Mike Loukides sums up the end of this phase of the Oracle v. Google trial in the title of his piece on Radar: “The End of a Fishing Expedition”.
First, Mike is right, as he very often is, but this sentence gives me pause:
The winner in the case isn’t just Google; it’s all software developers, who don’t have to worry as much about creative interpretations of copyright law, and are free to develop compatible implementations of an API.
Yes, Alsup’s decision is something of a victory for Open Source and people interested in compatibility, but Alsup also mentioned something in the summary that I’m still trying to understand:
This order does not hold that Java API packages are free for all to use without license.
While this was a win for Dalvik, Java is still confined in this annoying “box”. OpenJDK is open source, but the language and is still gated by this TCK. I have yet to see any analysis from people I trust (aka groklaw) on this topic. Java still isn’t free, but, at least, there’s no barrier to people creating an alternative implementation (they just can’t call it Java).
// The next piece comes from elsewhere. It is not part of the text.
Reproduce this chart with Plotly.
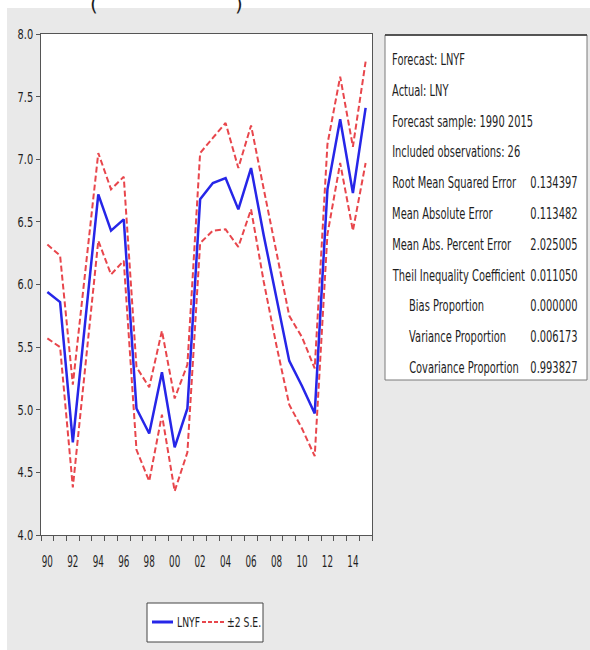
import json
import plotly.graph_objects as go

years = list(range(1990, 2016))
lnyf = [5.94, 5.86, 4.74, 5.75, 6.72, 6.43, 6.52, 5.01, 4.81, 5.30, 4.70, 5.01, 6.68,
        6.81, 6.85, 6.60, 6.93, 6.39, 5.88, 5.39, 5.19, 4.97, 6.76, 7.32, 6.73, 7.41]
upper = [6.32, 6.23, 5.20, 6.12, 7.05, 6.76, 6.86, 5.34, 5.18, 5.63, 5.09, 5.36, 7.05,
         7.17, 7.29, 6.93, 7.27, 6.76, 6.25, 5.75, 5.58, 5.33, 7.12, 7.66, 7.10, 7.78]
lower = [5.57, 5.50, 4.38, 5.38, 6.35, 6.08, 6.19, 4.68, 4.43, 4.96, 4.35, 4.66, 6.33,
         6.43, 6.44, 6.30, 6.60, 6.02, 5.51, 5.04, 4.85, 4.63, 6.40, 6.97, 6.43, 6.97]

x_tick_years = list(range(1990, 2015, 2))
x_tick_labels = [f"{y % 100:02d}" for y in x_tick_years]
y_tick_vals = [4.0, 4.5, 5.0, 5.5, 6.0, 6.5, 7.0, 7.5, 8.0]

header_lines = ["Forecast: LNYF", "Actual: LNY", "Forecast sample: 1990 2015",
                "Included observations: 26"]
stat_names = ["Root Mean Squared Error", "Mean Absolute Error", "Mean Abs. Percent Error",
              "Theil Inequality Coefficient", "Bias Proportion", "Variance Proportion",
              "Covariance Proportion"]
stat_values = ["0.134397", "0.113482", "2.025005", "0.011050", "0.000000",
               "0.006173", "0.993827"]
stat_indent = [False, False, False, False, True, True, True]
legend_labels = ["LNYF", "±2 S.E."]

FONT = "DejaVu Sans, sans-serif"
TXT = "#1e1e1e"
BLUE = "#2626e8"
RED = "#e8464c"
W, H = 590, 650
L, R, T, B = 41, 218, 34, 115
PW, PH = W - L - R, H - T - B


def px(xp):
    return (xp - L) / PW


def py(yp):
    return 1 - (yp - T) / PH


fig = go.Figure()
fig.add_trace(go.Scatter(x=years, y=upper, mode="lines", name=legend_labels[1],
                         line=dict(color=RED, width=2, dash="6px,3px")))
fig.add_trace(go.Scatter(x=years, y=lower, mode="lines", name=legend_labels[1],
                         line=dict(color=RED, width=2, dash="6px,3px")))
fig.add_trace(go.Scatter(x=years, y=lnyf, mode="lines", name=legend_labels[0],
                         line=dict(color=BLUE, width=2.5)))

shapes = [
    # white strips at top and left of the image
    dict(type="rect", xref="paper", yref="paper", x0=px(0), x1=px(W), y0=py(8), y1=py(0),
         fillcolor="white", line=dict(width=0), layer="below"),
    dict(type="rect", xref="paper", yref="paper", x0=px(0), x1=px(7), y0=py(H), y1=py(0),
         fillcolor="white", line=dict(width=0), layer="below"),
    # statistics box
    dict(type="rect", xref="paper", yref="paper", x0=px(385), x1=px(587), y0=py(380), y1=py(35),
         fillcolor="white", line=dict(color="#7a7a7a", width=1)),
    dict(type="line", xref="paper", yref="paper", x0=px(385), x1=px(587), y0=py(35), y1=py(35),
         line=dict(color="#333", width=1.5)),
    # legend box and swatches
    dict(type="rect", xref="paper", yref="paper", x0=px(147), x1=px(263), y0=py(642), y1=py(603),
         fillcolor="white", line=dict(color="#444", width=1)),
    dict(type="line", xref="paper", yref="paper", x0=px(152), x1=px(173), y0=py(622), y1=py(622),
         line=dict(color=BLUE, width=3)),
    dict(type="line", xref="paper", yref="paper", x0=px(202), x1=px(224), y0=py(622), y1=py(622),
         line=dict(color=RED, width=2, dash="4px,2px")),
]

annotations = []
origins = []
line_y0, line_dy = 60, 30.8
rows = [(t, None, False) for t in header_lines] + list(zip(stat_names, stat_values, stat_indent))
for i, (name, val, ind) in enumerate(rows):
    yy = line_y0 + i * line_dy
    annotations.append(dict(xref="paper", yref="paper", x=px(407 if ind else 390), y=py(yy),
                            text=name, showarrow=False, xanchor="left", yanchor="middle",
                            font=dict(family=FONT, size=15, color=TXT)))
    origins.append("left")
    if val is not None:
        annotations.append(dict(xref="paper", yref="paper", x=px(580), y=py(yy),
                                text=val, showarrow=False, xanchor="right", yanchor="middle",
                                font=dict(family=FONT, size=15, color=TXT)))
        origins.append("right")

# legend labels
annotations.append(dict(xref="paper", yref="paper", x=px(175), y=py(622), text=legend_labels[0],
                        showarrow=False, xanchor="left", yanchor="middle",
                        font=dict(family=FONT, size=14, color=TXT)))
origins.append("left")
annotations.append(dict(xref="paper", yref="paper", x=px(225), y=py(622), text=legend_labels[1],
                        showarrow=False, xanchor="left", yanchor="middle",
                        font=dict(family=FONT, size=14, color=TXT)))
origins.append("left")

# cut-off caption parentheses at the very top
annotations.append(dict(xref="paper", yref="paper", x=px(94), y=py(4), text="(",
                        showarrow=False, xanchor="center", yanchor="middle",
                        font=dict(family=FONT, size=20, color=TXT)))
origins.append(None)
annotations.append(dict(xref="paper", yref="paper", x=px(239), y=py(4), text=")",
                        showarrow=False, xanchor="center", yanchor="middle",
                        font=dict(family=FONT, size=20, color=TXT)))
origins.append(None)

fig.update_layout(
    width=W, height=H,
    margin=dict(l=L, r=R, t=T, b=B, pad=0),
    paper_bgcolor="#e9e9e9",
    plot_bgcolor="white",
    shapes=shapes,
    annotations=annotations,
    showlegend=False,
    xaxis=dict(range=[1989.5, 2015.5], tickmode="array", tickvals=x_tick_years,
               ticktext=x_tick_labels, ticks="", showgrid=False, zeroline=False,
               showline=True, linecolor="#555", linewidth=1, mirror=True,
               ticklabelstandoff=12,
               tickfont=dict(family=FONT, size=16, color=TXT),
               minor=dict(tickmode="linear", tick0=1989.5, dtick=1, ticks="outside",
                          ticklen=5, tickcolor="#555", showgrid=False)),
    yaxis=dict(range=[4.0, 8.0], tickmode="array", tickvals=y_tick_vals,
               ticktext=[f"{v:.1f}" for v in y_tick_vals], ticks="outside", ticklen=4,
               tickcolor="#555", showgrid=False, zeroline=False,
               showline=True, linecolor="#555", linewidth=1, mirror=True,
               tickfont=dict(family=FONT, size=14, color=TXT)),
)

post_js = """
document.body.style.margin = '0';
var gd = document.getElementById('{plot_id}');
var origins = ORIGINS;
function sq(t, origin, s) {
  var a = t.getAttribute('transform') || '';
  var css = '';
  var m = a.match(/translate\\(\\s*([-\\d.e]+)[ ,]+([-\\d.e]+)\\s*\\)/);
  if (m) { css = 'translate(' + m[1] + 'px,' + m[2] + 'px) '; }
  else {
    var m1 = a.match(/translate\\(\\s*([-\\d.e]+)\\s*\\)/);
    if (m1) { css = 'translate(' + m1[1] + 'px,0px) '; }
  }
  t.style.transformBox = 'fill-box';
  t.style.transformOrigin = origin + ' center';
  t.style.transform = css + 'scaleX(' + s + ')';
}
function run() {
  for (var i = 0; i < origins.length; i++) {
    if (!origins[i]) continue;
    var g = gd.querySelector('g.annotation[data-index="' + i + '"] text.annotation-text');
    if (g) sq(g, origins[i], 0.66);
  }
  gd.querySelectorAll('g.xtick text').forEach(function (t) { sq(t, 'center', 0.55); });
  gd.querySelectorAll('g.ytick text').forEach(function (t) { sq(t, 'right', 0.7); });
}
run();
""".replace("ORIGINS", json.dumps(origins))

fig.write_html("out.html", post_script=post_js, config={"displayModeBar": False})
It will be interesting to see what an Oracle scorned does to the licensing terms it uses to distribute Java. While the APIs are not copyrightable, my lawyer friends have told me that there’s not much limit to what Oracle could put into a EULA that accompanies the JDK. (Just look at how Apple uses the EULA for the iOS SDK for proof that anything is possible.) If they are rational and want the platform to succeed they won’t do this, but I’m worried that now that Java isn’t as lucrative as they thought it was that they might just discard it (and ruin it in the process).
I also fear the appeal. I’m a pessimist, if this case makes it to the Supremes all bets are off.
I do agree with Mike, Alsup is something of a modern hero.